**SHORT EXERCISE**. Reproduce the listing that follows with no differences at all.

**DATA PROVIDED**.

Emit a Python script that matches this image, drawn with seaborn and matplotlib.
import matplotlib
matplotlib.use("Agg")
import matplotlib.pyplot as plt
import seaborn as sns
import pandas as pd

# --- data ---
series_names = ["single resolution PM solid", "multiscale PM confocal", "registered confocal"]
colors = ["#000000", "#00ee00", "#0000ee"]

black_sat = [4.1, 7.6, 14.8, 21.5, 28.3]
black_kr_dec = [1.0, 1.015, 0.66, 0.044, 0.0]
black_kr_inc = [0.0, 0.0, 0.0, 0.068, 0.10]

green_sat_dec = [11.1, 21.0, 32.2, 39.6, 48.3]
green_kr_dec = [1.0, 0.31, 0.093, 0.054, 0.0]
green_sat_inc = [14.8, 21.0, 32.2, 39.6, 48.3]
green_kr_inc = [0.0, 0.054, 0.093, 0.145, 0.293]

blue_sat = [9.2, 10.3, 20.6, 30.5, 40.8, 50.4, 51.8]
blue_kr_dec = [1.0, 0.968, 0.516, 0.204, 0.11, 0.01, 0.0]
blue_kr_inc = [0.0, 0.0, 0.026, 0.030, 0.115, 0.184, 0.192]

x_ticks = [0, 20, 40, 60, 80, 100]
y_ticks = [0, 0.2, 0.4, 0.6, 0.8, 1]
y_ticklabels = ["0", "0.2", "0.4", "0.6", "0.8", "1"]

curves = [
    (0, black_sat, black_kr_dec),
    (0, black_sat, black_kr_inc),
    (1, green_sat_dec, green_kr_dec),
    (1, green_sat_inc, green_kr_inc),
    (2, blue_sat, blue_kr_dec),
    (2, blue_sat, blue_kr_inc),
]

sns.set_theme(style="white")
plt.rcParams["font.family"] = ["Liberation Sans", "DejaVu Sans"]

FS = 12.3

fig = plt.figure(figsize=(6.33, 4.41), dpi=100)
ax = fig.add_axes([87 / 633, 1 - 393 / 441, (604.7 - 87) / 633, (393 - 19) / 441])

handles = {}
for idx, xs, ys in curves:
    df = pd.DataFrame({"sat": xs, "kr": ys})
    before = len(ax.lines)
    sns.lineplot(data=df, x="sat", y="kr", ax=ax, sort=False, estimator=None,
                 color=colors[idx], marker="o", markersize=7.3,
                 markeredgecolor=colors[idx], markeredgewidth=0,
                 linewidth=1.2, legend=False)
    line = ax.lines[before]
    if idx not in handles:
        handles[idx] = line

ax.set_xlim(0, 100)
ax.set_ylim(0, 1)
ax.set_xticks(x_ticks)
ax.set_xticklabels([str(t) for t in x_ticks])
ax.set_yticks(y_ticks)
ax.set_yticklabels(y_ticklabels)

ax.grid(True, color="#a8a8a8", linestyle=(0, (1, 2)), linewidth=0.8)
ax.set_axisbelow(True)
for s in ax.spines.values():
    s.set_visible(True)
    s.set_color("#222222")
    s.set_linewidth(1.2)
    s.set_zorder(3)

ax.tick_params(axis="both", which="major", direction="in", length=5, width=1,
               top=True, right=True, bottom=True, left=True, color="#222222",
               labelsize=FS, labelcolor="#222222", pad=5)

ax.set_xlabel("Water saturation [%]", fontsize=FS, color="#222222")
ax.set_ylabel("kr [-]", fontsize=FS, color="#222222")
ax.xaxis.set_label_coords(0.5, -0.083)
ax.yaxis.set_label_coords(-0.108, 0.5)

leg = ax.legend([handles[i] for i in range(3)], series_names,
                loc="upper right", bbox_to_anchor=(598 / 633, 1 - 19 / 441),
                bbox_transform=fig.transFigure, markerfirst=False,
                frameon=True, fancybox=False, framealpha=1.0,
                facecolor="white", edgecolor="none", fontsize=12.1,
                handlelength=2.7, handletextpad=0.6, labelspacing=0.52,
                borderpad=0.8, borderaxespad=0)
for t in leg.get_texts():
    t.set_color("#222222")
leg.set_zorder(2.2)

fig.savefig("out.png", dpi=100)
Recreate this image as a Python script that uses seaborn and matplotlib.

**THE COMPLETED TASK**.
Emit a Python script that matches this image, drawn with seaborn and matplotlib.
import matplotlib
matplotlib.use("Agg")
import matplotlib.pyplot as plt
import seaborn as sns
import pandas as pd

# --- data ---
series_names = ["single resolution PM solid", "multiscale PM confocal", "registered confocal"]
colors = ["#000000", "#00ee00", "#0000ee"]

black_sat = [4.1, 7.6, 14.8, 21.5, 28.3]
black_kr_dec = [1.0, 1.015, 0.66, 0.044, 0.0]
black_kr_inc = [0.0, 0.0, 0.0, 0.068, 0.10]

green_sat_dec = [11.1, 21.0, 32.2, 39.6, 48.3]
green_kr_dec = [1.0, 0.31, 0.093, 0.054, 0.0]
green_sat_inc = [14.8, 21.0, 32.2, 39.6, 48.3]
green_kr_inc = [0.0, 0.054, 0.093, 0.145, 0.293]

blue_sat = [9.2, 10.3, 20.6, 30.5, 40.8, 50.4, 51.8]
blue_kr_dec = [1.0, 0.968, 0.516, 0.204, 0.11, 0.01, 0.0]
blue_kr_inc = [0.0, 0.0, 0.026, 0.030, 0.115, 0.184, 0.192]

x_ticks = [0, 20, 40, 60, 80, 100]
y_ticks = [0, 0.2, 0.4, 0.6, 0.8, 1]
y_ticklabels = ["0", "0.2", "0.4", "0.6", "0.8", "1"]

curves = [
    (0, black_sat, black_kr_dec),
    (0, black_sat, black_kr_inc),
    (1, green_sat_dec, green_kr_dec),
    (1, green_sat_inc, green_kr_inc),
    (2, blue_sat, blue_kr_dec),
    (2, blue_sat, blue_kr_inc),
]

sns.set_theme(style="white")
plt.rcParams["font.family"] = ["Liberation Sans", "DejaVu Sans"]

FS = 12.3

fig = plt.figure(figsize=(6.33, 4.41), dpi=100)
ax = fig.add_axes([87 / 633, 1 - 393 / 441, (604.7 - 87) / 633, (393 - 19) / 441])

handles = {}
for idx, xs, ys in curves:
    df = pd.DataFrame({"sat": xs, "kr": ys})
    before = len(ax.lines)
    sns.lineplot(data=df, x="sat", y="kr", ax=ax, sort=False, estimator=None,
                 color=colors[idx], marker="o", markersize=7.3,
                 markeredgecolor=colors[idx], markeredgewidth=0,
                 linewidth=1.2, legend=False)
    line = ax.lines[before]
    if idx not in handles:
        handles[idx] = line

ax.set_xlim(0, 100)
ax.set_ylim(0, 1)
ax.set_xticks(x_ticks)
ax.set_xticklabels([str(t) for t in x_ticks])
ax.set_yticks(y_ticks)
ax.set_yticklabels(y_ticklabels)

ax.grid(True, color="#a8a8a8", linestyle=(0, (1, 2)), linewidth=0.8)
ax.set_axisbelow(True)
for s in ax.spines.values():
    s.set_visible(True)
    s.set_color("#222222")
    s.set_linewidth(1.2)
    s.set_zorder(3)

ax.tick_params(axis="both", which="major", direction="in", length=5, width=1,
               top=True, right=True, bottom=True, left=True, color="#222222",
               labelsize=FS, labelcolor="#222222", pad=5)

ax.set_xlabel("Water saturation [%]", fontsize=FS, color="#222222")
ax.set_ylabel("kr [-]", fontsize=FS, color="#222222")
ax.xaxis.set_label_coords(0.5, -0.083)
ax.yaxis.set_label_coords(-0.108, 0.5)

leg = ax.legend([handles[i] for i in range(3)], series_names,
                loc="upper right", bbox_to_anchor=(598 / 633, 1 - 19 / 441),
                bbox_transform=fig.transFigure, markerfirst=False,
                frameon=True, fancybox=False, framealpha=1.0,
                facecolor="white", edgecolor="none", fontsize=12.1,
                handlelength=2.7, handletextpad=0.6, labelspacing=0.52,
                borderpad=0.8, borderaxespad=0)
for t in leg.get_texts():
    t.set_color("#222222")
leg.set_zorder(2.2)

fig.savefig("out.png", dpi=100)
Recreate this image as a Python script that uses seaborn and matplotlib.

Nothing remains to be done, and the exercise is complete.